If you're motivated enough to shortcut right into higher education, great. Just make sure you don't fall short and end up on the outside looking in.
Posted 2/3/12 , edited 2/3/12

LosingOrbit wrote:

What a well informative article. Unlike some people, I don’t mind reading long passages. Mr. Gatto pretty much summed up, in great detail, how I feel about the American public school system in general: a system built to miseducate and conform. And to think that I learned more while being out of school than I did when I actually went.

I dropped out of school the beginning of my 9th grade year. At the time I was being home-schooled and then ultimately went to pursue a GED. Although I passed my Reading, Writing, Social Studies, and Science with high averages, I failed the Math portion, so right now I’m studying for that. I plan on going to college sometime this year.

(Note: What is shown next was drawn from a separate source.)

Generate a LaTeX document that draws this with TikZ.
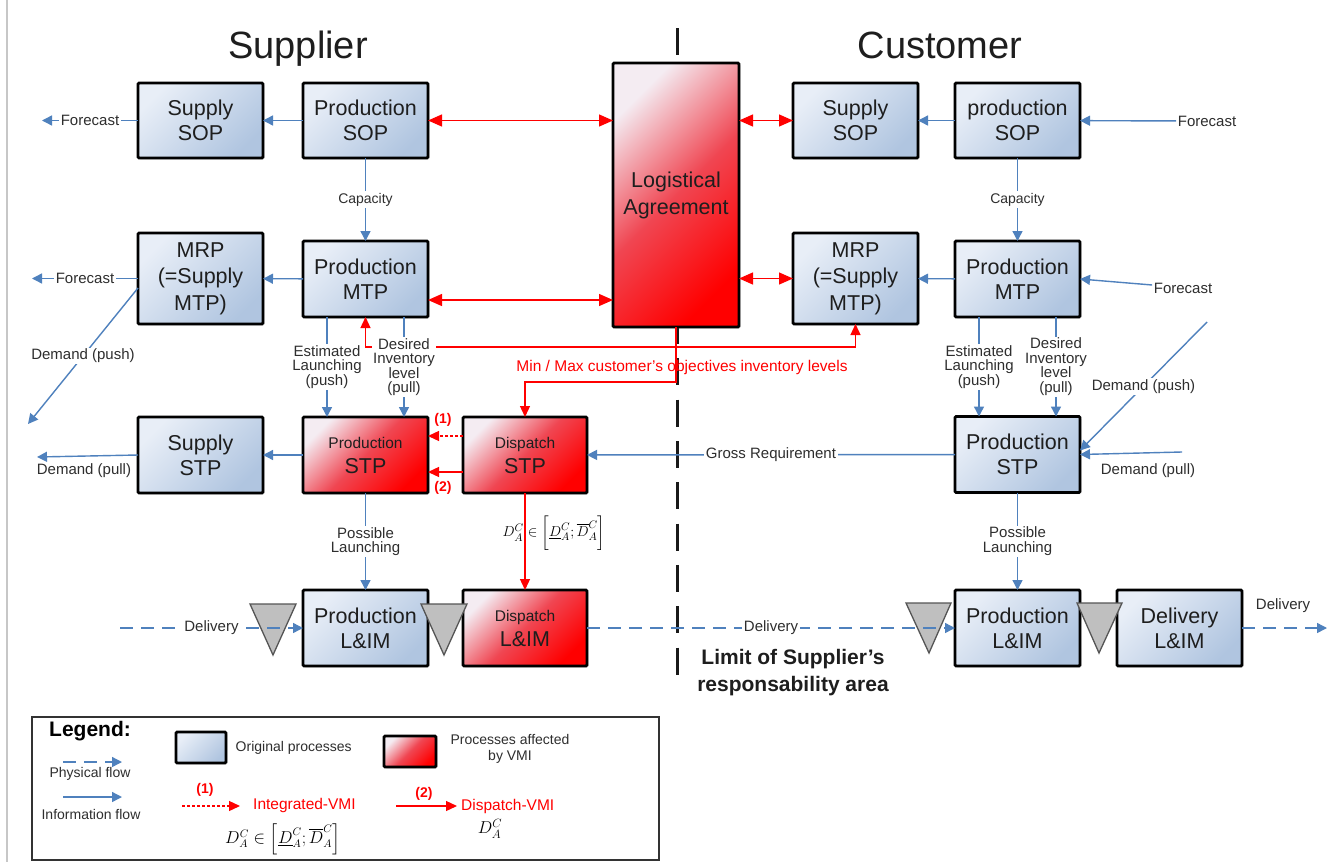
\documentclass[tikz,border=0pt]{standalone}
\usepackage{amsmath}
\usepackage{fontspec}
\setmainfont{Liberation Sans}
\usetikzlibrary{arrows.meta,calc,shadows}
\definecolor{infoblue}{HTML}{4F81BD}
\definecolor{boxlight}{HTML}{E8EEF7}
\definecolor{boxdark}{HTML}{B0C5E0}
\definecolor{redlight}{HTML}{F4ECF2}
\definecolor{redmid}{HTML}{F04652}
\definecolor{vred}{HTML}{FF0000}
\definecolor{txt}{HTML}{1E1E1E}
\definecolor{lbltxt}{HTML}{2E2E2E}
\definecolor{trifill}{HTML}{BFBFBF}
\definecolor{tridraw}{HTML}{555555}
\begin{document}
\begin{tikzpicture}[x=1pt,y=-1pt,
  proc/.style={draw=black, line width=2.8pt, rounded corners=1.2pt, inner sep=0pt, outer sep=0pt,
    align=center, text=txt, top color=boxlight, bottom color=boxdark, shading angle=45,
    font=\fontsize{21.5}{25}\selectfont,
    drop shadow={shadow xshift=1.5pt, shadow yshift=-1.5pt, opacity=0.25}},
  vmi/.style={proc, top color=redlight, bottom color=vred, middle color=redmid, shading angle=45},
  boxsz/.style={minimum width=125pt, minimum height=76pt},
  lbl/.style={font=\fontsize{15}{14.5}\selectfont, text=lbltxt, fill=white, inner sep=1.5pt, align=center},
  lblnf/.style={font=\fontsize{15}{14.5}\selectfont, text=lbltxt, inner sep=1.5pt, align=center},
  info/.style={draw=infoblue, line width=1.4pt, -{Triangle[length=10pt,width=10pt]}},
  phys/.style={info, dash pattern=on 13pt off 8pt},
  rarr/.style={draw=vred, line width=1.3pt, -{Triangle[length=11pt,width=10pt]}},
  rdash/.style={rarr, dash pattern=on 3pt off 2pt},
  rboth/.style={draw=vred, line width=1.3pt, {Triangle[length=14pt,width=12pt]}-{Triangle[length=14pt,width=12pt]}},
  trimark/.style={fill=trifill, draw=tridraw, line width=1.3pt, line join=miter},
  rtxt/.style={text=vred, inner sep=1pt},
]
\useasboundingbox (0,0) rectangle (1336,862);
\fill[white] (0,0) rectangle (1336,862);
% page edge
\draw[black!22, line width=1.5pt] (7,0) -- (7,862);
% titles
\node[anchor=base, font=\fontsize{38}{40}\selectfont, text=txt] (tSup) at (298,58) {Supplier};
\node[anchor=base, font=\fontsize{38}{40}\selectfont, text=txt] (tCus) at (940,58) {Customer};
% limit of responsibility
\draw[black!90, line width=3pt, dash pattern=on 27pt off 14.3pt] (677,28) -- (677,675);

% ---- boxes
\node[proc, boxsz, minimum height=75pt] (sSOP) at (200.5,120.5) {Supply\\SOP};
\node[proc, boxsz, minimum height=75pt] (pSOP) at (365.5,120.5) {Production\\SOP};
\node[proc, boxsz, minimum height=91pt, font=\fontsize{21.5}{26.5}\selectfont] (sMRP) at (200.5,278.5) {MRP\\(=Supply\\MTP)};
\node[proc, boxsz] (pMTP) at (365.5,279) {Production\\MTP};
\node[proc, boxsz] (sSTP) at (200.5,455) {Supply\\STP};
\node[vmi, boxsz] (pSTP) at (365.5,455) {{\fontsize{15.5}{17}\selectfont Production}\\STP};
\node[vmi, boxsz, minimum width=124pt] (dSTP) at (525,455) {{\fontsize{15.5}{17}\selectfont Dispatch}\\STP};
\node[proc, boxsz] (pLIM) at (365.5,628) {Production\\L\&IM};
\node[vmi, boxsz, minimum width=124pt] (dLIM) at (525,628) {{\fontsize{15.5}{17}\selectfont Dispatch}\\L\&IM};
\node[vmi, minimum width=126pt, minimum height=264pt] (LA) at (676,195) {Logistical\\[2pt]Agreement};
\node[proc, boxsz, minimum height=75pt] (cSSOP) at (855.5,120.5) {Supply\\SOP};
\node[proc, boxsz, minimum height=75pt] (cPSOP) at (1017.5,120.5) {production\\SOP};
\node[proc, boxsz, minimum height=91pt, font=\fontsize{21.5}{26.5}\selectfont] (cMRP) at (855.5,278.5) {MRP\\(=Supply\\MTP)};
\node[proc, boxsz] (cPMTP) at (1017.5,279) {Production\\MTP};
\node[proc, boxsz] (cPSTP) at (1017.5,454.5) {Production\\STP};
\node[proc, boxsz] (cPLIM) at (1017.5,628) {Production\\L\&IM};
\node[proc, boxsz] (cDLIM) at (1179.5,628) {Delivery\\L\&IM};

% ---- stock triangles
\draw[trimark] (250,604) -- (296,604) -- (273,655) -- cycle;
\draw[trimark] (421,604) -- (467,604) -- (444,655) -- cycle;
\draw[trimark] (906,603) -- (951,603) -- (929,653) -- cycle;
\draw[trimark] (1077,603) -- (1122,603) -- (1099,653) -- cycle;

% ---- red (VMI) connectors
\draw[rboth] (pSOP.east) -- (LA.west |- pSOP.east);
\coordinate (r2a) at ([yshift=-21pt]pMTP.east);
\draw[rboth] (r2a) -- (r2a -| LA.west);
\draw[rboth] (LA.east |- cSSOP.west) -- (cSSOP.west);
\draw[rboth] (LA.east |- cMRP.west) -- (cMRP.west);
\coordinate (rj) at ([yshift=-20pt]LA.south);
\coordinate (rk) at ([yshift=-55pt]LA.south);
\draw[rarr] (LA.south) -- (rk) -| (dSTP.north);
\draw[rarr] (rj) -| (pMTP.south);
\draw[rarr] (rj) -| (cMRP.south);
\node[rtxt, font=\fontsize{15.5}{18}\selectfont] (mm) at (682,367) {Min / Max customer's objectives inventory levels};
\coordinate (v1) at ([yshift=19pt]dSTP.west);
\draw[rdash] (v1) -- (v1 -| pSTP.east);
\coordinate (v2) at ([yshift=-17pt]dSTP.west);
\draw[rarr] (v2) -- (v2 -| pSTP.east);
\node[rtxt, font=\bfseries\fontsize{14}{16}\selectfont] (n1) at (443,420) {(1)};
\node[rtxt, font=\bfseries\fontsize{14}{16}\selectfont] (n2) at (443,488) {(2)};
\draw[rarr] (dSTP) -- (dLIM);
\node[text=black, inner sep=0pt, font=\fontsize{15}{18}\selectfont] (fm) at (554,533) {$D_A^C \in \biggl[\underline{D}_A^C;\overline{D}_A^C\biggr]$};

% ---- supplier information flows
\coordinate (fcL1) at (42,120.5);
\coordinate (fcL2) at (32,278.5);
\coordinate (dpL) at (28,424);
\coordinate (dlL) at (37,457);
\draw[info] (pSOP) -- (sSOP);
\draw[info] (sSOP) -- node[lbl]{Forecast} (fcL1);
\draw[info] (pSOP) -- node[lbl, font=\fontsize{14}{14}\selectfont]{Capacity} (pMTP);
\draw[info] (pMTP) -- (sMRP);
\draw[info] (sMRP) -- node[lbl]{Forecast} (fcL2);
\draw[info] ([yshift=-9.5pt]sMRP.west) -- node[lbl]{Demand (push)} (dpL);
\draw[info] (sSTP.west) -- (dlL);
\node[lblnf] (dlLt) at (84,471) {Demand (pull)};
\draw[info] (pSTP) -- (sSTP);
\draw[info] ([xshift=-38.5pt]pMTP.south) -- node[lbl]{Estimated\\Launching\\(push)} ([xshift=-38.5pt]pSTP.north);
\draw[info] ([xshift=38.5pt]pMTP.south) -- node[lbl]{Desired\\Inventory\\level\\(pull)} ([xshift=38.5pt]pSTP.north);
\draw[info] (pSTP) -- node[lbl]{Possible\\Launching} (pLIM);
\draw[info] (cPSTP) -- node[lbl]{Gross Requirement} (dSTP);

% ---- customer information flows
\node[lblnf] (fcR1) at (1207,121) {Forecast};
\node[lblnf] (fcR2) at (1183,288) {Forecast};
\coordinate (dpR) at (1207,322);
\coordinate (dlR) at (1182,452);
\draw[info] (cPSOP) -- (cSSOP);
\draw[info] (fcR1) -- (cPSOP);
\draw[info] (cPSOP) -- node[lbl, font=\fontsize{14}{14}\selectfont]{Capacity} (cPMTP);
\draw[info] (cPMTP) -- (cMRP);
\draw[info] ([yshift=3pt]fcR2.west) -- (cPMTP.east);
\draw[info] ([xshift=-38.5pt]cPMTP.south) -- node[lbl]{Estimated\\Launching\\(push)} ([xshift=-38.5pt]cPSTP.north);
\draw[info] ([xshift=38.5pt]cPMTP.south) -- node[lbl]{Desired\\Inventory\\level\\(pull)} ([xshift=38.5pt]cPSTP.north);
\draw[info] (dpR) -- node[lbl]{Demand (push)} ([yshift=4pt]cPSTP.east);
\draw[info] (dlR) -- (cPSTP.east);
\node[lblnf] (dlRt) at (1148,471) {Demand (pull)};
\draw[info] (cPSTP) -- node[lbl]{Possible\\Launching} (cPLIM);

% ---- physical flows
\coordinate (dl0) at (120,628);
\coordinate (dlE) at (1327,628);
\draw[phys] (dl0) -- node[lbl]{Delivery} (pLIM);
\draw[phys] (dLIM) -- node[lbl]{Delivery} (cPLIM);
\draw[phys] (cDLIM) -- (dlE);
\node[lblnf] (dlEt) at (1283,606) {Delivery};

\node[font=\bfseries\fontsize{21}{27}\selectfont, text=txt, align=center] (lim) at (793,673) {Limit of Supplier’s\\responsability area};

% ---- legend
\draw[black!80, line width=1.3pt] (32,717) rectangle (659,860);
\node[font=\bfseries\fontsize{21}{24}\selectfont, text=black, inner sep=0pt] (legT) at (90,731) {Legend:};
\coordinate (lpa) at (63,762); \coordinate (lpb) at (122,762);
\draw[phys] (lpa) -- (lpb);
\node[lblnf, font=\fontsize{14}{16}\selectfont] (lpt) at (90,774) {Physical flow};
\coordinate (lia) at (63,797); \coordinate (lib) at (122,797);
\draw[info] (lia) -- (lib);
\node[lblnf, font=\fontsize{14}{16}\selectfont] (lit) at (91,814) {Information flow};
\node[proc, minimum width=50pt, minimum height=31pt] (legB) at (201,747.5) {};
\node[lblnf, anchor=west, font=\fontsize{14}{16}\selectfont] (legBt) at (234,748) {Original processes};
\node[vmi, minimum width=52pt, minimum height=31pt] (legR) at (410,751.5) {};
\node[lblnf, font=\fontsize{14}{16}\selectfont] (legRt) at (510,749) {Processes affected\\by VMI};
\node[rtxt, font=\bfseries\fontsize{14}{16}\selectfont] (l1) at (205,790) {(1)};
\coordinate (l1a) at (182,806); \coordinate (l1b) at (240,806);
\draw[rdash] (l1a) -- (l1b);
\node[rtxt, anchor=west, inner sep=0pt, font=\fontsize{15.5}{18}\selectfont] (l1t) at (253,805) {Integrated-VMI};
\node[text=black, inner sep=0pt, font=\fontsize{16}{20}\selectfont] (l1f) at (283,839) {$D_A^C \in \Bigl[\underline{D}_A^C;\overline{D}_A^C\Bigr]$};
\node[rtxt, font=\bfseries\fontsize{14}{16}\selectfont] (l2) at (424,794) {(2)};
\coordinate (l2a) at (396,806); \coordinate (l2b) at (457,806);
\draw[rarr] (l2a) -- (l2b);
\node[rtxt, anchor=west, font=\fontsize{15.5}{18}\selectfont] (l2t) at (460,806) {Dispatch-VMI};
\node[text=black, font=\fontsize{18}{20}\selectfont] (l2f) at (490,829) {$D_A^C$};
\end{tikzpicture}
\end{document}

Admittedly, it’s hard being a dropout. Sometimes people tend to look at you as being “lazy” and not take you as seriously, yet I don’t allow that to define me. I’ve been told a number of times of how I’m “too intelligent to be a dropout,” whatever that means. I guess the one thing that has kept me going was refusing to be another statistic. Though sometimes I wonder what would’ve happened if I finished high school, yet I don’t regret it. I just see this as another learning experience and something that’s ultimately shaping me for the future. I’ve met so many great people through this and so many lessons, too.


There is a possibility that you would've graduated feeling burned-out. I know I would have been. Most teenagers don't really question why they go to school. They just do it. Go to school (8 am-3 PM) then college then work (9-5). It's conditioning students for this type of work.


D01BCDN3 wrote:

I think I am only spending time there to kill time and to not "look" so lazy.


For whom are you doing this?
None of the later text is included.